# Record set
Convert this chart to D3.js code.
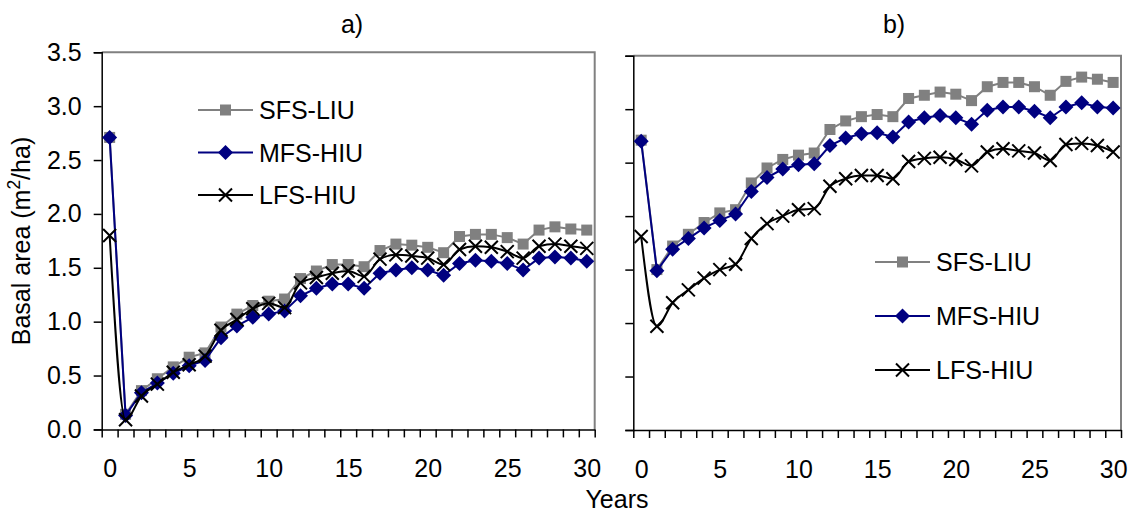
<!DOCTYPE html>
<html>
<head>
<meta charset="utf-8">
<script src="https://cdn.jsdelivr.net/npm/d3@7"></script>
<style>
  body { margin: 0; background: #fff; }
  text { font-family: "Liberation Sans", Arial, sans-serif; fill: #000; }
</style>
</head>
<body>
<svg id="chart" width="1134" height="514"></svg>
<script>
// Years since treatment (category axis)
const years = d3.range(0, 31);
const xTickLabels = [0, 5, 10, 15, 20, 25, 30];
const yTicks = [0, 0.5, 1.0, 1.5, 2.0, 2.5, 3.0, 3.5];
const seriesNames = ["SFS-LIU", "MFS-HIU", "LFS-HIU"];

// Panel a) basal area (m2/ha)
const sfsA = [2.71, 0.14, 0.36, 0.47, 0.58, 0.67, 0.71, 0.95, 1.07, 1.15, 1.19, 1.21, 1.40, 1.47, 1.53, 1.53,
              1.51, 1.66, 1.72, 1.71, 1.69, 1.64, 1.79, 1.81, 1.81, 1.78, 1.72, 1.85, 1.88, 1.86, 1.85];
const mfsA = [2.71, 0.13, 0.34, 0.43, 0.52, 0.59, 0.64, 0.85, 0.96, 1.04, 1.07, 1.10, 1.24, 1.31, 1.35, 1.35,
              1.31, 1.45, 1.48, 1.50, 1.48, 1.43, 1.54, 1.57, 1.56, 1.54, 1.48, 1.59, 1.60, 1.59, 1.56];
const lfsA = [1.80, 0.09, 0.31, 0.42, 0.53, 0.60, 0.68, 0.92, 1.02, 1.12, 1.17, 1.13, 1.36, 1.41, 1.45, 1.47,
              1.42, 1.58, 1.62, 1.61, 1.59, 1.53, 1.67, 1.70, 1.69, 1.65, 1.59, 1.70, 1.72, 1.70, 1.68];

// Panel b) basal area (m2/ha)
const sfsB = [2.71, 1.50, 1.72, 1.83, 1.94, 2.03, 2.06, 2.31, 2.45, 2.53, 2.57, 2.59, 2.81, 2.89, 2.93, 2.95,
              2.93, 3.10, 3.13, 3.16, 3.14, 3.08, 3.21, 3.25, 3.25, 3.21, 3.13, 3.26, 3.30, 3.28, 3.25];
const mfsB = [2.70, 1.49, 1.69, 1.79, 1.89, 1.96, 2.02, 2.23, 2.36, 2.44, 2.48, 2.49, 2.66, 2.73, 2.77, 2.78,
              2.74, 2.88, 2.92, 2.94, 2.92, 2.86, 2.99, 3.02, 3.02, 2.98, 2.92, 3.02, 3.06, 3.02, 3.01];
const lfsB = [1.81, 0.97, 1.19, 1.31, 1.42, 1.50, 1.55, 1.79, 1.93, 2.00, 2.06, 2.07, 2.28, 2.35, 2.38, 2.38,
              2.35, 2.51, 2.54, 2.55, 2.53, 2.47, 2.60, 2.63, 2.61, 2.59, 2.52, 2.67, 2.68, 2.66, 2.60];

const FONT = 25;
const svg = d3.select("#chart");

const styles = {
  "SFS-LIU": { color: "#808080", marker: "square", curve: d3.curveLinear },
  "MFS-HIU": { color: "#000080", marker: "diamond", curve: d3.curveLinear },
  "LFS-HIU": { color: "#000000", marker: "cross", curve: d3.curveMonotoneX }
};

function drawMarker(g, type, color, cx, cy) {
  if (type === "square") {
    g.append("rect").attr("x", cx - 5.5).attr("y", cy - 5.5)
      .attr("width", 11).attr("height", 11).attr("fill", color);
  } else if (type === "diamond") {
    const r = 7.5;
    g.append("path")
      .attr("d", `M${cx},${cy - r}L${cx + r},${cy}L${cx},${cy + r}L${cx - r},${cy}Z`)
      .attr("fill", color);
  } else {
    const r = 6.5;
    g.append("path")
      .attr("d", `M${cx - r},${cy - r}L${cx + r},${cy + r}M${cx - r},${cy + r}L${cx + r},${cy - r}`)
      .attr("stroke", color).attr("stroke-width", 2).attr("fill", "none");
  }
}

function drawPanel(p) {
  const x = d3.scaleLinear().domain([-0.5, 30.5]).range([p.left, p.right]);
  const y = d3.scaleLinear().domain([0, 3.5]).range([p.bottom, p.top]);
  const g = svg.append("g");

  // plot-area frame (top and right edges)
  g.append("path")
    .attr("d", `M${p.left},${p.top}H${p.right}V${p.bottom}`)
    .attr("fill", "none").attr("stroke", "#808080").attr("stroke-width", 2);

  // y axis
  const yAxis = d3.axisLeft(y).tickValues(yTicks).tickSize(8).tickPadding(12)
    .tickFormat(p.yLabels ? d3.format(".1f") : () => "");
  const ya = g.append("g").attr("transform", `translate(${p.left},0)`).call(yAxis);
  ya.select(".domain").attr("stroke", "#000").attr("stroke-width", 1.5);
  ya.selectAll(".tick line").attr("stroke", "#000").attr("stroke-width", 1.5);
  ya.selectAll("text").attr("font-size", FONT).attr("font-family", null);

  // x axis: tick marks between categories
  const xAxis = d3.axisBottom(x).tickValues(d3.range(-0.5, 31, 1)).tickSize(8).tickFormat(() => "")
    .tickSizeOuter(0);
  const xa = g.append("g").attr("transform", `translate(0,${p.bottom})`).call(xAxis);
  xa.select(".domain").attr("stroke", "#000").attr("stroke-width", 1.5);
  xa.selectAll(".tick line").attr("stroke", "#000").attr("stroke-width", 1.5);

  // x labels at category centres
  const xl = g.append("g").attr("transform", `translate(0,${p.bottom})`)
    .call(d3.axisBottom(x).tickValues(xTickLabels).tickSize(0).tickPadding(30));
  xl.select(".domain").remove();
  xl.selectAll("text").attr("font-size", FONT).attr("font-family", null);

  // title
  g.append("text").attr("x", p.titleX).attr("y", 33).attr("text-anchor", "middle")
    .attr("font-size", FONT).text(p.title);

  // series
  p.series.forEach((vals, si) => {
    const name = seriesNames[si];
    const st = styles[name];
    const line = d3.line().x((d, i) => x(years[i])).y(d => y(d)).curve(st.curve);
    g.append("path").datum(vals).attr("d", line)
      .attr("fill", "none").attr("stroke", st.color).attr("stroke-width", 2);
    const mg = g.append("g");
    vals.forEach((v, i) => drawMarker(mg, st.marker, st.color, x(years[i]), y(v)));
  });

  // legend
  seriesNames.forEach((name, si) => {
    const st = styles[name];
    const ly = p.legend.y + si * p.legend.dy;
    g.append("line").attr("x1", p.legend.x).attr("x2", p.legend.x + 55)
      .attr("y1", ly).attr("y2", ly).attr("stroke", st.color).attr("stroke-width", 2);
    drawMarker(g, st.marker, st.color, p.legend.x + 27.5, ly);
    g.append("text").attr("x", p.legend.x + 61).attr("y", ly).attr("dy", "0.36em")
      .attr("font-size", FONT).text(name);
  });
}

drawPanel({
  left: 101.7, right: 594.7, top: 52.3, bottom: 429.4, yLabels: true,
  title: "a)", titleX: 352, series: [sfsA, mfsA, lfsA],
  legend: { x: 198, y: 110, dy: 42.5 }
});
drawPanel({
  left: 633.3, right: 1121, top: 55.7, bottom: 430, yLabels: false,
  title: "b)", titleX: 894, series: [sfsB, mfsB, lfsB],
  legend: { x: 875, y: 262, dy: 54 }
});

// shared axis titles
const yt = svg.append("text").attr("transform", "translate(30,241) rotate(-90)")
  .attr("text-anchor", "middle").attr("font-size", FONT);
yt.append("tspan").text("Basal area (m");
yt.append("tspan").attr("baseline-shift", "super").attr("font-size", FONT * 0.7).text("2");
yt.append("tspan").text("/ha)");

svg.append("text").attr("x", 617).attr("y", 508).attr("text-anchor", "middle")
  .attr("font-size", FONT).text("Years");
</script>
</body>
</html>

* * *

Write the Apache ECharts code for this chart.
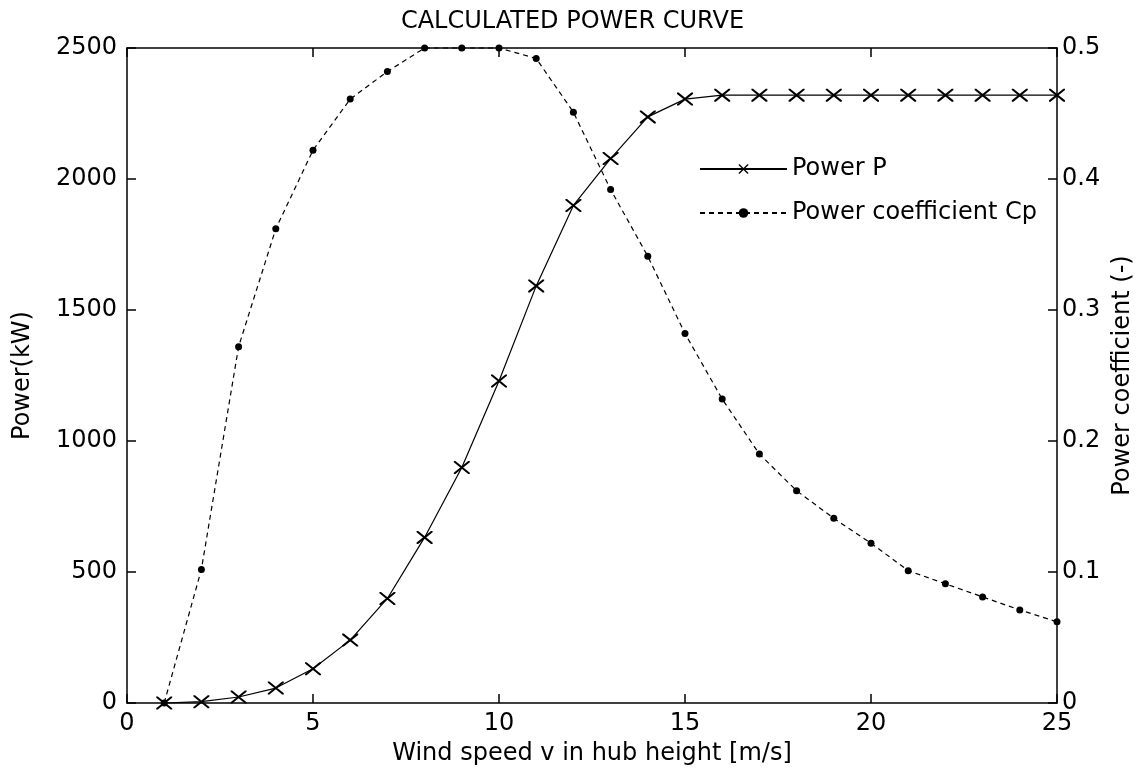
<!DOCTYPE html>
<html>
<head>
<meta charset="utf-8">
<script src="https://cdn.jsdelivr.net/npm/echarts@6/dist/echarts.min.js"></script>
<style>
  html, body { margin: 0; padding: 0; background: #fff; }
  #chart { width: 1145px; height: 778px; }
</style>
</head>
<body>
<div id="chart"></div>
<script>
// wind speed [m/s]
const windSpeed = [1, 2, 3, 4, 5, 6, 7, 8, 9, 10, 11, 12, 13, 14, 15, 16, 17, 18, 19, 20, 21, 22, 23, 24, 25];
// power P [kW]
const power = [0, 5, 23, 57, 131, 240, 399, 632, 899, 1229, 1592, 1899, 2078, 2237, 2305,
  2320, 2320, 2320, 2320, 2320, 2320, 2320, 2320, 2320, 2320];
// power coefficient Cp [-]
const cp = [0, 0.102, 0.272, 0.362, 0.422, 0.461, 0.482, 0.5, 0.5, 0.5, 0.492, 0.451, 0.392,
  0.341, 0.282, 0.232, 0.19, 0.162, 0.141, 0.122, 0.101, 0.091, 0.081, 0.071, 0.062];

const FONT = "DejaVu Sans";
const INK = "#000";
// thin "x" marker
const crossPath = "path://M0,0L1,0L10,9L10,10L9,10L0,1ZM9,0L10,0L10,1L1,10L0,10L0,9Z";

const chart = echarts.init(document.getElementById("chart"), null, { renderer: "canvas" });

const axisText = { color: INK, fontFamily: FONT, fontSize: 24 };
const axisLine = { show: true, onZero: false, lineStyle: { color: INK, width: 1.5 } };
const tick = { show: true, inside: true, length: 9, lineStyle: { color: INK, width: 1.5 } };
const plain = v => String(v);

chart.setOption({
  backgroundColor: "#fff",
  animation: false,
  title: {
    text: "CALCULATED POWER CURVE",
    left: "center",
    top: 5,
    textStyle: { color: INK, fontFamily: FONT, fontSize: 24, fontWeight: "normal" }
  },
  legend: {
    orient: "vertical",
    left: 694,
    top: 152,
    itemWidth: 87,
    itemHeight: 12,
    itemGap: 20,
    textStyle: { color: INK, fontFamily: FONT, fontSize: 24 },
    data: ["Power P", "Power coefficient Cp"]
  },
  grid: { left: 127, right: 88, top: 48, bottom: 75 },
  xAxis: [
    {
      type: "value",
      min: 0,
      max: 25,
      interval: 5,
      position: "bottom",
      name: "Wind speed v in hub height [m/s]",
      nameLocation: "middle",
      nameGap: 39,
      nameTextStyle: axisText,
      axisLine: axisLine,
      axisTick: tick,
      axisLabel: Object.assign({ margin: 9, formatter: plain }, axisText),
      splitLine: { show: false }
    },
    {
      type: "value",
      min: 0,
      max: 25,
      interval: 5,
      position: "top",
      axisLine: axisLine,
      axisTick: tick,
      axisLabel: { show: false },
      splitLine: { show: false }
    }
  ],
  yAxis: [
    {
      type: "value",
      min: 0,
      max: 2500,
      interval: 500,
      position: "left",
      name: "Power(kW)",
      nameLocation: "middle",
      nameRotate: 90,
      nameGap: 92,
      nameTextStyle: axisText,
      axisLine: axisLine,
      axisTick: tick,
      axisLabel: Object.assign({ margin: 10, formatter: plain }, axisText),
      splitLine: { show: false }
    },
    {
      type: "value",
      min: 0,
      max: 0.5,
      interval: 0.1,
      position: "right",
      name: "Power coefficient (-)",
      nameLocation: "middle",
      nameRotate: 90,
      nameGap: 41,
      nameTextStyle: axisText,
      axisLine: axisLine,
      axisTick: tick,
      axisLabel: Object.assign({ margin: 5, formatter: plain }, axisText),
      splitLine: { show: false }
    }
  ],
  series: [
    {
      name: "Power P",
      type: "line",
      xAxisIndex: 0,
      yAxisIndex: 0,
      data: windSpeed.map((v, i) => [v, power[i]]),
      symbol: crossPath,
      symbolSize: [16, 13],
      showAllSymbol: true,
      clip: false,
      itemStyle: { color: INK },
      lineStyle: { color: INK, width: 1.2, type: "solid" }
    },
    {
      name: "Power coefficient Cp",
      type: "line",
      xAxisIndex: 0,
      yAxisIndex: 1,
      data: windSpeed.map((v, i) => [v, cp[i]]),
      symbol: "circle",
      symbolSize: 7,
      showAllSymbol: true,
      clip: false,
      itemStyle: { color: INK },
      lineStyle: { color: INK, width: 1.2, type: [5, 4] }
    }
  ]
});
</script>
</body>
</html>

* * *

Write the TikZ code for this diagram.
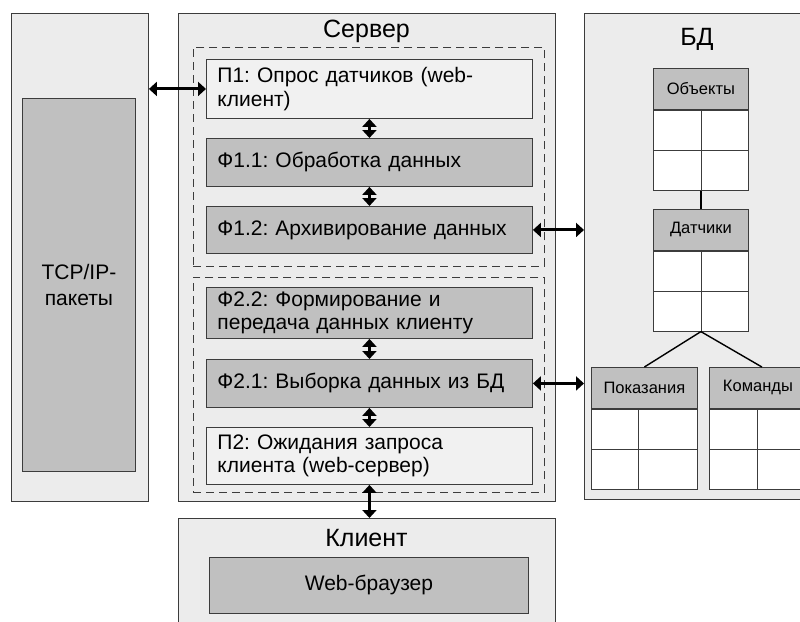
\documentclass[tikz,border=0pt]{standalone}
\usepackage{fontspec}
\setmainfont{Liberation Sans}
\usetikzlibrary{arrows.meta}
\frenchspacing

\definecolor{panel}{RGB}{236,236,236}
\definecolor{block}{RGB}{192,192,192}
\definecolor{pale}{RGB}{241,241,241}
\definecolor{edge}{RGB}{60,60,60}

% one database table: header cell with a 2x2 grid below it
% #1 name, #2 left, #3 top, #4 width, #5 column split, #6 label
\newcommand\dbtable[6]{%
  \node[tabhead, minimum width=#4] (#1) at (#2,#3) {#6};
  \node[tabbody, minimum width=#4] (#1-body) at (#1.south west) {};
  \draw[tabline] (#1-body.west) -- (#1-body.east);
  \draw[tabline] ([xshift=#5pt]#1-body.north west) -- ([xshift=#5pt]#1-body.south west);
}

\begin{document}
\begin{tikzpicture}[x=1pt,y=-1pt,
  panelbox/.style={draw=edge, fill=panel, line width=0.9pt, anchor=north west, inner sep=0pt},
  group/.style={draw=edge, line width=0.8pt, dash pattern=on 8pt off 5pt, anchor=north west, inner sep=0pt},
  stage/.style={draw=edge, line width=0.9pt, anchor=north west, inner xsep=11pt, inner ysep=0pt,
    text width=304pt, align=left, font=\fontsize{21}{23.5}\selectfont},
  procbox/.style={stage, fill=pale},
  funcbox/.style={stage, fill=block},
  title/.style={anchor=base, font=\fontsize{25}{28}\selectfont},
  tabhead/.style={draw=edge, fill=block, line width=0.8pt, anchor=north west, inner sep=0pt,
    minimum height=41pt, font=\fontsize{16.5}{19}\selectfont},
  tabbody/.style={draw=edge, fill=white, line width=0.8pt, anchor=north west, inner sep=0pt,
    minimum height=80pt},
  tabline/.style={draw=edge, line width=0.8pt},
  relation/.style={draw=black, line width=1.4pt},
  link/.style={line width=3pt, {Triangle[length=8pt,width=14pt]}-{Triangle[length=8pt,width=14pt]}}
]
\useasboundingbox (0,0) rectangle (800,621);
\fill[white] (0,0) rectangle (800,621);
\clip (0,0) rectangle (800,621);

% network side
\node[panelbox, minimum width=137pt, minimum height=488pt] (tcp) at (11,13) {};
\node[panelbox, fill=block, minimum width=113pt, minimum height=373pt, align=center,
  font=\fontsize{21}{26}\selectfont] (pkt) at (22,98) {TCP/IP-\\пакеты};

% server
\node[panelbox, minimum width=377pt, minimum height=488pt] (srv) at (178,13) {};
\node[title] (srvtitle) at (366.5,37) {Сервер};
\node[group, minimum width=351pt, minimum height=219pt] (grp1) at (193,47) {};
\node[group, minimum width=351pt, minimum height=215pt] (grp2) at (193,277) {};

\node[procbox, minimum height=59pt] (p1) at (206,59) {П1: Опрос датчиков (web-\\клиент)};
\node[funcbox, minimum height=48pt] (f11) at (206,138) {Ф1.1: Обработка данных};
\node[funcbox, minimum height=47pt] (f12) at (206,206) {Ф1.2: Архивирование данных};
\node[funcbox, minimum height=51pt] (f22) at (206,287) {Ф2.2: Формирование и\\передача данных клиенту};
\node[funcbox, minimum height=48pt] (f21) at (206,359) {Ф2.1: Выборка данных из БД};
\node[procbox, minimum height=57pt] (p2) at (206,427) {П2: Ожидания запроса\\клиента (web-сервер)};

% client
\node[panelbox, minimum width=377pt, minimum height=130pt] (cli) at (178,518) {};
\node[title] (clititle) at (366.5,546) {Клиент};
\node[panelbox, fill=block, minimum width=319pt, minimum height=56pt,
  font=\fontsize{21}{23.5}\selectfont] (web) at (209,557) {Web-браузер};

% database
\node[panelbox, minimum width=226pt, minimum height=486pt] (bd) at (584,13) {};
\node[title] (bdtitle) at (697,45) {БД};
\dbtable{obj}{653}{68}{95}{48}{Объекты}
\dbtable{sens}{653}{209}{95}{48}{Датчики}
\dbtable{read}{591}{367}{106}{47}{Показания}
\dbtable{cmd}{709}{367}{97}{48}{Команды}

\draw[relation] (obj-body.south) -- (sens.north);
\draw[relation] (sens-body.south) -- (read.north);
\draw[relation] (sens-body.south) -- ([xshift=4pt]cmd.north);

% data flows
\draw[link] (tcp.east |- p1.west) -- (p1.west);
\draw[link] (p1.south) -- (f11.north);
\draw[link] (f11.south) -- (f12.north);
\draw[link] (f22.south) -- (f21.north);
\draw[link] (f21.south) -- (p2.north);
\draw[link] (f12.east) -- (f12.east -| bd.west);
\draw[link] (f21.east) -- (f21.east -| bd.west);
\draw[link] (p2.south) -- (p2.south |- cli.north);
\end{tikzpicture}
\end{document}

# Your objective
Nothing but the lines from the one with "Convert this chart to D3.js code." down to the one with "1.72, 1.70, 1.68];" should be printed, both of them included. Leave out the pictures.

# Solution for this problem
Convert this chart to D3.js code.
<!DOCTYPE html>
<html>
<head>
<meta charset="utf-8">
<script src="https://cdn.jsdelivr.net/npm/d3@7"></script>
<style>
  body { margin: 0; background: #fff; }
  text { font-family: "Liberation Sans", Arial, sans-serif; fill: #000; }
</style>
</head>
<body>
<svg id="chart" width="1134" height="514"></svg>
<script>
// Years since treatment (category axis)
const years = d3.range(0, 31);
const xTickLabels = [0, 5, 10, 15, 20, 25, 30];
const yTicks = [0, 0.5, 1.0, 1.5, 2.0, 2.5, 3.0, 3.5];
const seriesNames = ["SFS-LIU", "MFS-HIU", "LFS-HIU"];

// Panel a) basal area (m2/ha)
const sfsA = [2.71, 0.14, 0.36, 0.47, 0.58, 0.67, 0.71, 0.95, 1.07, 1.15, 1.19, 1.21, 1.40, 1.47, 1.53, 1.53,
              1.51, 1.66, 1.72, 1.71, 1.69, 1.64, 1.79, 1.81, 1.81, 1.78, 1.72, 1.85, 1.88, 1.86, 1.85];
const mfsA = [2.71, 0.13, 0.34, 0.43, 0.52, 0.59, 0.64, 0.85, 0.96, 1.04, 1.07, 1.10, 1.24, 1.31, 1.35, 1.35,
              1.31, 1.45, 1.48, 1.50, 1.48, 1.43, 1.54, 1.57, 1.56, 1.54, 1.48, 1.59, 1.60, 1.59, 1.56];
const lfsA = [1.80, 0.09, 0.31, 0.42, 0.53, 0.60, 0.68, 0.92, 1.02, 1.12, 1.17, 1.13, 1.36, 1.41, 1.45, 1.47,
              1.42, 1.58, 1.62, 1.61, 1.59, 1.53, 1.67, 1.70, 1.69, 1.65, 1.59, 1.70, 1.72, 1.70, 1.68];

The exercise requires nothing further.